How surreal today was... Both of us sitting there in front of the judge, answering his questions, quietly weeping, doing away with our vows quicker and easier than when we spoke them.
And then we were given the opportunity to sign a waiver that would make our divorce effective as soon as the judge signed and filed the paperwork, within about a week, as opposed to waiting the three week appeals period. And the husband declined to sign it. I assume it was because we still have some financial arrangements that he may want to appeal if we do not come to an agreement on them within the next few weeks. Who knows. Before today, it may have been because he had some idea that we could change things. And, I'd be lying if I said I hadn't considered it. We had spoken of it these past couple weeks. Regardless of the new path of my life (and his), regardless of how this was "the right thing to do", it's not easy letting go of such a history. And what can I say- I'm only human.

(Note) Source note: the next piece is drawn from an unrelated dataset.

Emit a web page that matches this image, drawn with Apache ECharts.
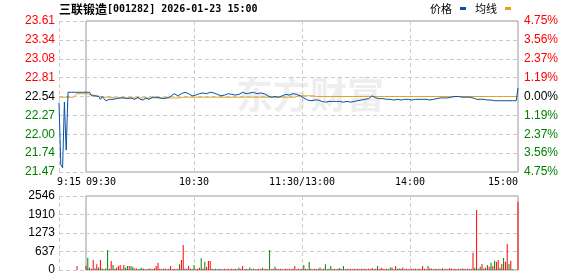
<!DOCTYPE html>
<html><head><meta charset="utf-8">
<script src="https://cdn.jsdelivr.net/npm/echarts@6/dist/echarts.min.js"></script>
<style>html,body{margin:0;padding:0;background:#fff}#c{width:578px;height:276px}</style>
</head><body><div id="c"></div>
<script>
const stockName = '三联锻造';
const stockCode = '001282';
const stamp = '2026-01-23 15:00';
const prevClose = 22.54;
const priceTickLabels = ['21.47','21.74','22.00','22.27','22.54','22.81','23.08','23.34','23.61'];
const pctTickLabels = ['4.75%','3.56%','2.37%','1.19%','0.00%','1.19%','2.37%','3.56%','4.75%'];
const volTickLabels = ['0','637','1273','1910','2546'];
const volMax = 2546;
const pctMax = 4.75;

// call auction 9:15 - 9:30
const preTimes = ['9:15','9:16','9:17','9:18','9:19','9:20','9:21','9:22','9:23','9:24','9:25','9:26','9:27','9:28','9:29','9:30'];
const prePrice = [22.45,21.57,21.53,22.46,21.78,22.60,22.60,22.60,22.60,22.60,22.60,22.60,22.60,22.60,22.60,22.60];
const preAvg = [22.53,22.53,22.53,22.53,22.53,22.53,22.53,22.53,22.53,22.53,22.58,22.58,22.58,22.58,22.58,22.58];
const preVol = [0,0,0,0,0,0,0,0,0,0,140,0,0,0,0,0];
const preDir = 'rrrrrrrrrrrrrrrr';

// trading session 9:30-11:30, 13:00-15:00
const price = [
22.60,22.58,22.60,22.55,22.54,22.55,22.53,22.54,22.50,22.54,
22.55,22.48,22.47,22.50,22.48,22.50,22.52,22.51,22.50,22.52,
22.53,22.52,22.54,22.51,22.50,22.52,22.51,22.50,22.52,22.53,
22.50,22.51,22.49,22.52,22.51,22.50,22.52,22.53,22.54,22.53,
22.53,22.52,22.50,22.51,22.53,22.52,22.52,22.54,22.56,22.58,
22.57,22.55,22.56,22.58,22.59,22.60,22.59,22.58,22.56,22.55,
22.57,22.56,22.57,22.58,22.58,22.59,22.59,22.58,22.58,22.60,
22.60,22.59,22.58,22.57,22.57,22.55,22.54,22.56,22.57,22.58,
22.58,22.57,22.55,22.56,22.55,22.57,22.58,22.60,22.59,22.58,
22.59,22.59,22.60,22.60,22.59,22.58,22.59,22.59,22.58,22.58,
22.56,22.55,22.54,22.53,22.53,22.54,22.54,22.53,22.54,22.55,
22.56,22.57,22.56,22.56,22.57,22.58,22.58,22.57,22.56,22.55,
22.53,22.52,22.50,22.49,22.49,22.48,22.49,22.49,22.50,22.49,
22.48,22.47,22.47,22.46,22.47,22.47,22.46,22.47,22.47,22.47,
22.46,22.47,22.47,22.46,22.47,22.47,22.47,22.46,22.47,22.47,
22.47,22.48,22.48,22.49,22.49,22.50,22.48,22.51,22.53,22.55,
22.53,22.52,22.51,22.51,22.52,22.51,22.51,22.50,22.51,22.50,
22.50,22.49,22.49,22.50,22.50,22.49,22.50,22.50,22.49,22.50,
22.49,22.49,22.50,22.50,22.50,22.50,22.51,22.50,22.50,22.50,
22.49,22.49,22.49,22.50,22.50,22.51,22.51,22.52,22.51,22.52,
22.52,22.52,22.53,22.53,22.53,22.54,22.54,22.54,22.54,22.53,
22.53,22.53,22.53,22.53,22.53,22.52,22.50,22.50,22.49,22.50,
22.50,22.50,22.50,22.49,22.49,22.49,22.49,22.48,22.48,22.48,
22.48,22.48,22.48,22.48,22.48,22.48,22.48,22.48,22.48,22.48,
22.66];
const avgPrice = [
22.58,22.58,22.57,22.57,22.56,22.56,22.55,22.55,22.54,22.54,
22.53,22.53,22.53,22.53,22.53,22.52,22.52,22.52,22.52,22.52,
22.52,22.52,22.52,22.52,22.52,22.52,22.52,22.52,22.52,22.52,
22.52,22.52,22.52,22.52,22.52,22.52,22.52,22.52,22.52,22.52,
22.52,22.52,22.52,22.52,22.52,22.52,22.52,22.52,22.52,22.52,
22.52,22.52,22.52,22.52,22.53,22.53,22.53,22.53,22.53,22.53,
22.53,22.53,22.53,22.53,22.53,22.53,22.53,22.53,22.53,22.53,
22.53,22.53,22.53,22.53,22.53,22.53,22.53,22.53,22.53,22.53,
22.53,22.53,22.53,22.53,22.53,22.53,22.53,22.53,22.53,22.53,
22.53,22.53,22.53,22.53,22.53,22.53,22.53,22.53,22.53,22.53,
22.53,22.53,22.53,22.53,22.53,22.53,22.53,22.53,22.53,22.53,
22.53,22.53,22.53,22.53,22.53,22.53,22.53,22.53,22.55,22.55,
22.55,22.55,22.55,22.55,22.55,22.55,22.55,22.54,22.54,22.54,
22.54,22.54,22.54,22.54,22.54,22.54,22.54,22.54,22.54,22.54,
22.54,22.54,22.54,22.54,22.54,22.54,22.54,22.54,22.54,22.54,
22.54,22.54,22.54,22.54,22.54,22.54,22.54,22.54,22.54,22.54,
22.54,22.54,22.54,22.54,22.54,22.54,22.54,22.54,22.54,22.54,
22.54,22.54,22.54,22.54,22.54,22.54,22.54,22.54,22.54,22.54,
22.54,22.54,22.54,22.54,22.54,22.54,22.54,22.54,22.54,22.54,
22.54,22.54,22.54,22.54,22.54,22.54,22.54,22.54,22.54,22.54,
22.54,22.54,22.54,22.54,22.54,22.54,22.54,22.54,22.54,22.54,
22.54,22.54,22.54,22.54,22.54,22.54,22.54,22.54,22.54,22.54,
22.54,22.54,22.54,22.54,22.54,22.54,22.54,22.54,22.54,22.54,
22.54,22.54,22.54,22.54,22.54,22.54,22.54,22.54,22.54,22.54,
22.54];
const volume = [
150,420,90,40,344,60,200,90,344,50,
30,60,688,40,310,170,40,80,140,170,
40,170,80,140,140,140,100,50,50,30,
40,80,40,30,30,50,40,30,60,140,
250,40,30,40,50,30,40,140,30,40,
30,40,200,344,860,40,40,140,40,30,
170,30,40,80,400,50,285,100,310,310,
40,30,40,30,40,30,30,40,30,40,
30,40,30,40,30,80,40,140,30,40,
30,90,30,40,30,30,40,30,80,30,
40,30,688,30,40,110,40,30,40,30,
30,40,30,40,30,40,140,30,40,30,
40,170,40,30,275,40,30,40,30,40,
90,30,40,200,30,40,140,30,40,30,
40,70,30,140,30,40,30,40,30,40,
30,40,30,40,30,40,30,40,30,70,
30,40,140,30,80,40,30,40,30,90,
90,30,140,40,50,40,90,30,40,30,
30,40,30,40,30,40,30,140,40,30,
140,60,40,30,40,30,40,30,60,30,
40,30,60,40,30,40,30,40,30,50,
40,30,40,30,40,595,80,2064,40,110,
206,50,80,172,110,250,140,320,286,344,
80,206,413,286,894,206,320,30,0,0,
2350];
const volDir =
'rggrrrrgrg'+'rggrrgrrrr'+'grggrggrrr'+'ggrgrrgrrr'+'rrgrrrgrrr'+
'grgrrrgrrg'+'grrrgrgrrr'+'rggrgrrrgr'+'rrgrrgrrgr'+'rgrgrrrrgr'+
'rrgrrgrrrr'+'rrrrrrrrrr'+'rgrrgrgrrr'+'grrgrggrrr'+'rgrgrrrrrr'+
'rrrrgrrrrr'+'rrgrrrrrrg'+'grrrgrrrrr'+'rrrrrrrrrr'+'grrrgrrrgr'+
'rrrrrrrrrg'+'rrrrrrgrgg'+'rrrgrgrgrr'+'grgrrgrgrr'+'r';

// trading-session minute categories
const tradeTimes = [];
for (let i = 0; i <= 240; i++) {
  let m = i <= 120 ? 9 * 60 + 30 + i : 13 * 60 + (i - 120);
  let s = String(Math.floor(m / 60)).padStart(2, '0') + ':' + String(m % 60).padStart(2, '0');
  if (i === 120) s = '11:30/13:00';
  tradeTimes.push(s);
}

const toPct = p => p == null ? null : (p / prevClose - 1) * 100;
const RED = '#ff0000', GREEN = '#008000', BLUE = '#0a50a5', ORANGE = '#e2a21c';
const GRIDC = '#cccccc', BORDER = '#999999';
const dash = { type: [4, 3], color: GRIDC, width: 1 };
const monoFont = 'DejaVu Sans Mono';
const numFont = 'Liberation Sans';

const tickIdx = v => Math.round((Number(v) + pctMax) / (pctMax / 4));
const tickColor = v => { const k = tickIdx(v); return k > 4 ? RED : (k < 4 ? GREEN : '#000'); };

const chart = echarts.init(document.getElementById('c'), null, { renderer: 'canvas' });
chart.setOption({
  animation: false,
  backgroundColor: '#fff',
  title: {
    left: 59, top: 3, padding: 0,
    text: '{a|' + stockName + '}{b|[' + stockCode + '] ' + stamp + '}',
    textStyle: { rich: {
      a: { fontFamily: 'Noto Sans CJK SC', fontSize: 12, color: '#000' },
      b: { fontFamily: monoFont, fontSize: 10, color: '#000' }
    } }
  },
  legend: {
    left: 430, top: 3, padding: 0,
    data: ['价格', '均线'],
    icon: 'rect', itemWidth: 6, itemHeight: 3, align: 'right', itemGap: 9,
    textStyle: { fontFamily: 'Noto Sans CJK SC', fontSize: 11, color: '#000', padding: [0, 3, 0, 0] }
  },
  graphic: [{
    type: 'text', left: 236, top: 76, z: -10, silent: true,
    style: { text: '东方财富', font: 'bold 37px "Noto Sans CJK SC"', fill: '#eeeeee' }
  }],
  grid: [
    { left: 59, top: 21, width: 27, height: 151, show: false },
    { left: 86, top: 21, width: 432, height: 151, show: true, borderColor: BORDER, borderWidth: 1, backgroundColor: 'transparent' },
    { left: 59, top: 196, width: 27, height: 74, show: false },
    { left: 86, top: 196, width: 432, height: 74, show: true, borderColor: BORDER, borderWidth: 1, backgroundColor: 'transparent' }
  ],
  xAxis: [
    { type: 'category', gridIndex: 0, data: preTimes, boundaryGap: false,
      axisLine: { show: false }, axisTick: { show: false },
      axisLabel: { interval: (i) => i === 0, alignMinLabel: 'left', margin: 5, fontFamily: monoFont, fontSize: 10, color: '#000', padding: [0, 0, 0, -2] },
      splitLine: { show: true, interval: (i) => i === 0, lineStyle: dash } },
    { type: 'category', gridIndex: 1, data: tradeTimes, boundaryGap: false,
      axisLine: { show: false }, axisTick: { show: false },
      axisLabel: { interval: (i) => i % 60 === 0, alignMinLabel: 'left', alignMaxLabel: 'right', margin: 5, fontFamily: monoFont, fontSize: 10, color: '#000' },
      splitLine: { show: true, interval: (i) => i % 60 === 0 && i > 0 && i < 240, lineStyle: dash } },
    { type: 'category', gridIndex: 2, data: preTimes, boundaryGap: false,
      axisLine: { show: false }, axisTick: { show: false }, axisLabel: { show: false },
      splitLine: { show: true, interval: (i) => i === 0, lineStyle: dash } },
    { type: 'category', gridIndex: 3, data: tradeTimes, boundaryGap: false,
      axisLine: { show: false }, axisTick: { show: false }, axisLabel: { show: false },
      splitLine: { show: true, interval: (i) => i % 60 === 0 && i > 0 && i < 240, lineStyle: dash } }
  ],
  yAxis: [
    { type: 'value', gridIndex: 0, position: 'left', min: -pctMax, max: pctMax, interval: pctMax / 4,
      axisLine: { show: false }, axisTick: { show: false },
      axisLabel: { margin: 4, fontFamily: numFont, fontSize: 12, formatter: v => priceTickLabels[tickIdx(v)], color: tickColor },
      splitLine: { show: true, lineStyle: dash } },
    { type: 'value', gridIndex: 1, position: 'right', min: -pctMax, max: pctMax, interval: pctMax / 4,
      axisLine: { show: false }, axisTick: { show: false },
      axisLabel: { margin: 6, fontFamily: numFont, fontSize: 12, formatter: v => pctTickLabels[tickIdx(v)], color: tickColor },
      splitLine: { show: true, showMinLine: false, showMaxLine: false, lineStyle: dash } },
    { type: 'value', gridIndex: 2, position: 'left', min: 0, max: volMax, interval: volMax / 4,
      axisLine: { show: false }, axisTick: { show: false },
      axisLabel: { margin: 4, fontFamily: numFont, fontSize: 12, color: '#000', formatter: v => volTickLabels[Math.round(v / (volMax / 4))] },
      splitLine: { show: true, lineStyle: dash } },
    { type: 'value', gridIndex: 3, position: 'right', min: 0, max: volMax, interval: volMax / 4,
      axisLine: { show: false }, axisTick: { show: false }, axisLabel: { show: false },
      splitLine: { show: true, showMinLine: false, showMaxLine: false, lineStyle: dash } }
  ],
  series: [
    { name: '均线', type: 'line', xAxisIndex: 0, yAxisIndex: 0, data: preAvg.map(toPct), showSymbol: false, color: ORANGE, lineStyle: { color: ORANGE, width: 1 }, z: 3 },
    { name: '价格', type: 'line', xAxisIndex: 0, yAxisIndex: 0, data: prePrice.map(toPct), showSymbol: false, color: BLUE, lineStyle: { color: BLUE, width: 1 }, z: 4 },
    { name: '均线', type: 'line', xAxisIndex: 1, yAxisIndex: 1, data: avgPrice.map(toPct), showSymbol: false, color: ORANGE, lineStyle: { color: ORANGE, width: 1 }, z: 3 },
    { name: '价格', type: 'line', xAxisIndex: 1, yAxisIndex: 1, data: price.map(toPct), showSymbol: false, color: BLUE, lineStyle: { color: BLUE, width: 1 }, z: 4 },
    { name: 'vpre', type: 'bar', xAxisIndex: 2, yAxisIndex: 2, data: preVol, barWidth: 1, clip: false,
      itemStyle: { color: p => preDir[p.dataIndex] === 'r' ? RED : GREEN } },
    { name: 'vol', type: 'bar', xAxisIndex: 3, yAxisIndex: 3, data: volume, barWidth: 1, clip: false,
      itemStyle: { color: p => volDir[p.dataIndex] === 'r' ? RED : GREEN } }
  ]
});
</script>
</body></html>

But today, after our hearing, something came to light that changed everything. And I will have to leave it, vaguely, at that. But now I know, that IF I had even REMOTELY entertained the idea of some future other than this, it is no longer even a possibility or option. It is removed, as it probably should be.
Sometimes, if you're having a hard time closing a door in it's entirety, the universe comes along, and helps to seal it shut for you. And even though you know it's the right thing, and you are grateful for the intervention, it somehow doesn't make it any less painful.
And then there is the sense of failure, in general.
And everyone says- knowing when to say enough is enough, is not a failure. But isn't it? If not this divorce, than the other two? Really, is this an adequate explanation for all three times I've been divorced? And not only divorces.. I've been engaged before as well, or in long-term relationships; relationships that never quite made it to the marriage part. What about those failures-that-weren't-failures? This history of mine causes such pessimism, misanthropy, questions of self worth... All of these failures-that-aren't-failures... I can't help but think, I must not be a keeper. I'm no good at this. Maybe I'm broken. I'm not relationship type material, at least, not the type that sustains. I have yet to be "enough" for anyone... good enough, kind enough, loving enough, supportive enough, intimate enough, smart enough, motivated enough... I could just keep going on and on. And all the arguing or kind words in the world won't help; just take a look at my track record fah fahk sake.
I saw this quote weeks ago.
I saved it for moments like today.
Yet, I have such a hard time believing it.
Now I will try to move on, cleanly and entirely. Enjoy my new found freedom, my new life.. Be allowed to emotionally invest 100% in my new relationship. Try not to taint it with my bitterness, my scars, my cynicism. It shows such promise... But then again, they all do, in the beginning.
And, if there's anything I've learned from love in these last couple decades, it's that, nothing lasts forever.